§ Instructions to follow
For this exercise, repeat all of the material verbatim apart from its images.
* start Dataset excerpt *
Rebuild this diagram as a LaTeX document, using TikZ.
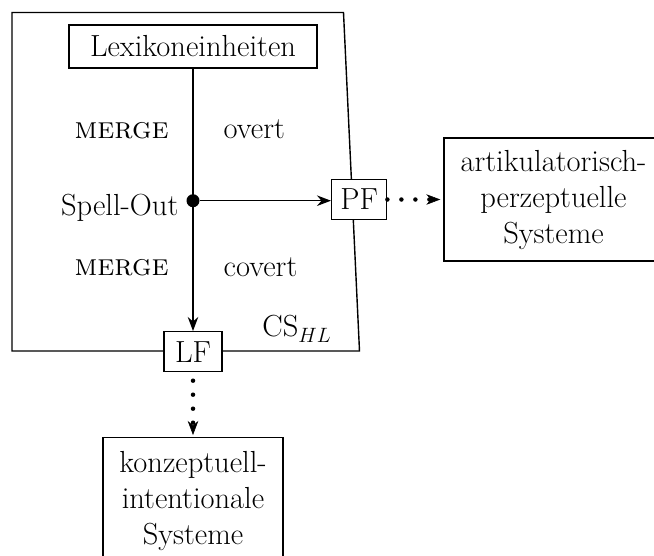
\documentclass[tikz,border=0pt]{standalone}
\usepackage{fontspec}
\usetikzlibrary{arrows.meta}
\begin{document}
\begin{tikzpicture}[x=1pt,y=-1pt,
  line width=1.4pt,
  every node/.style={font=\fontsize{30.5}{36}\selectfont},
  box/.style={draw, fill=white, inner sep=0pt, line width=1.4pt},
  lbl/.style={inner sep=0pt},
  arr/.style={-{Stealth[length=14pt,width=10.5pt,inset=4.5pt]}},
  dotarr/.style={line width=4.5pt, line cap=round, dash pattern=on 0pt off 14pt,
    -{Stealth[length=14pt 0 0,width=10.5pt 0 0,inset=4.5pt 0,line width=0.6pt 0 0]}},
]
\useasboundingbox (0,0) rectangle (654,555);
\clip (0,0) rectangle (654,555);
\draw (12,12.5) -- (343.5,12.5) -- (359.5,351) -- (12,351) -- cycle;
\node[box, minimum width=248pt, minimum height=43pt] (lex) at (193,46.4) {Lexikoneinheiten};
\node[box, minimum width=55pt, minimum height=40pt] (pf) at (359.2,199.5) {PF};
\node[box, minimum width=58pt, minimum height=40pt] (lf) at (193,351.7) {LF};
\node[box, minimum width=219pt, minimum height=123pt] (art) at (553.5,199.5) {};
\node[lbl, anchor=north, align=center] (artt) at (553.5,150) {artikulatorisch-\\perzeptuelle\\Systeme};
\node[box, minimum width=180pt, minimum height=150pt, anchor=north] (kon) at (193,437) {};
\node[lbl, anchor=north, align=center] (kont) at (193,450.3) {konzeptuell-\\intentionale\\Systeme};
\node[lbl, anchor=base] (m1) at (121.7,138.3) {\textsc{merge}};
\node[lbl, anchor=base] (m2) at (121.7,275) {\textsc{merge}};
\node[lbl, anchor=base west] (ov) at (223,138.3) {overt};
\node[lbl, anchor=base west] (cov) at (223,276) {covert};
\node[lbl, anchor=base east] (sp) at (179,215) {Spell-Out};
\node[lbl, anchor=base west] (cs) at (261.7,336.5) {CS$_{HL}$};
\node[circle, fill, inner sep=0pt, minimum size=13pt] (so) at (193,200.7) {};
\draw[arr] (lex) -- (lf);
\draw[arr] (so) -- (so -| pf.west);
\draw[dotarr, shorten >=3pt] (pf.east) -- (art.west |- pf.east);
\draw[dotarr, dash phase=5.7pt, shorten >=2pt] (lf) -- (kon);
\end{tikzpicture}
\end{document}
* end Dataset excerpt *
§ Response
Rebuild this diagram as a LaTeX document, using TikZ.
\documentclass[tikz,border=0pt]{standalone}
\usepackage{fontspec}
\usetikzlibrary{arrows.meta}
\begin{document}
\begin{tikzpicture}[x=1pt,y=-1pt,
  line width=1.4pt,
  every node/.style={font=\fontsize{30.5}{36}\selectfont},
  box/.style={draw, fill=white, inner sep=0pt, line width=1.4pt},
  lbl/.style={inner sep=0pt},
  arr/.style={-{Stealth[length=14pt,width=10.5pt,inset=4.5pt]}},
  dotarr/.style={line width=4.5pt, line cap=round, dash pattern=on 0pt off 14pt,
    -{Stealth[length=14pt 0 0,width=10.5pt 0 0,inset=4.5pt 0,line width=0.6pt 0 0]}},
]
\useasboundingbox (0,0) rectangle (654,555);
\clip (0,0) rectangle (654,555);
\draw (12,12.5) -- (343.5,12.5) -- (359.5,351) -- (12,351) -- cycle;
\node[box, minimum width=248pt, minimum height=43pt] (lex) at (193,46.4) {Lexikoneinheiten};
\node[box, minimum width=55pt, minimum height=40pt] (pf) at (359.2,199.5) {PF};
\node[box, minimum width=58pt, minimum height=40pt] (lf) at (193,351.7) {LF};
\node[box, minimum width=219pt, minimum height=123pt] (art) at (553.5,199.5) {};
\node[lbl, anchor=north, align=center] (artt) at (553.5,150) {artikulatorisch-\\perzeptuelle\\Systeme};
\node[box, minimum width=180pt, minimum height=150pt, anchor=north] (kon) at (193,437) {};
\node[lbl, anchor=north, align=center] (kont) at (193,450.3) {konzeptuell-\\intentionale\\Systeme};
\node[lbl, anchor=base] (m1) at (121.7,138.3) {\textsc{merge}};
\node[lbl, anchor=base] (m2) at (121.7,275) {\textsc{merge}};
\node[lbl, anchor=base west] (ov) at (223,138.3) {overt};
\node[lbl, anchor=base west] (cov) at (223,276) {covert};
\node[lbl, anchor=base east] (sp) at (179,215) {Spell-Out};
\node[lbl, anchor=base west] (cs) at (261.7,336.5) {CS$_{HL}$};
\node[circle, fill, inner sep=0pt, minimum size=13pt] (so) at (193,200.7) {};
\draw[arr] (lex) -- (lf);
\draw[arr] (so) -- (so -| pf.west);
\draw[dotarr, shorten >=3pt] (pf.east) -- (art.west |- pf.east);
\draw[dotarr, dash phase=5.7pt, shorten >=2pt] (lf) -- (kon);
\end{tikzpicture}
\end{document}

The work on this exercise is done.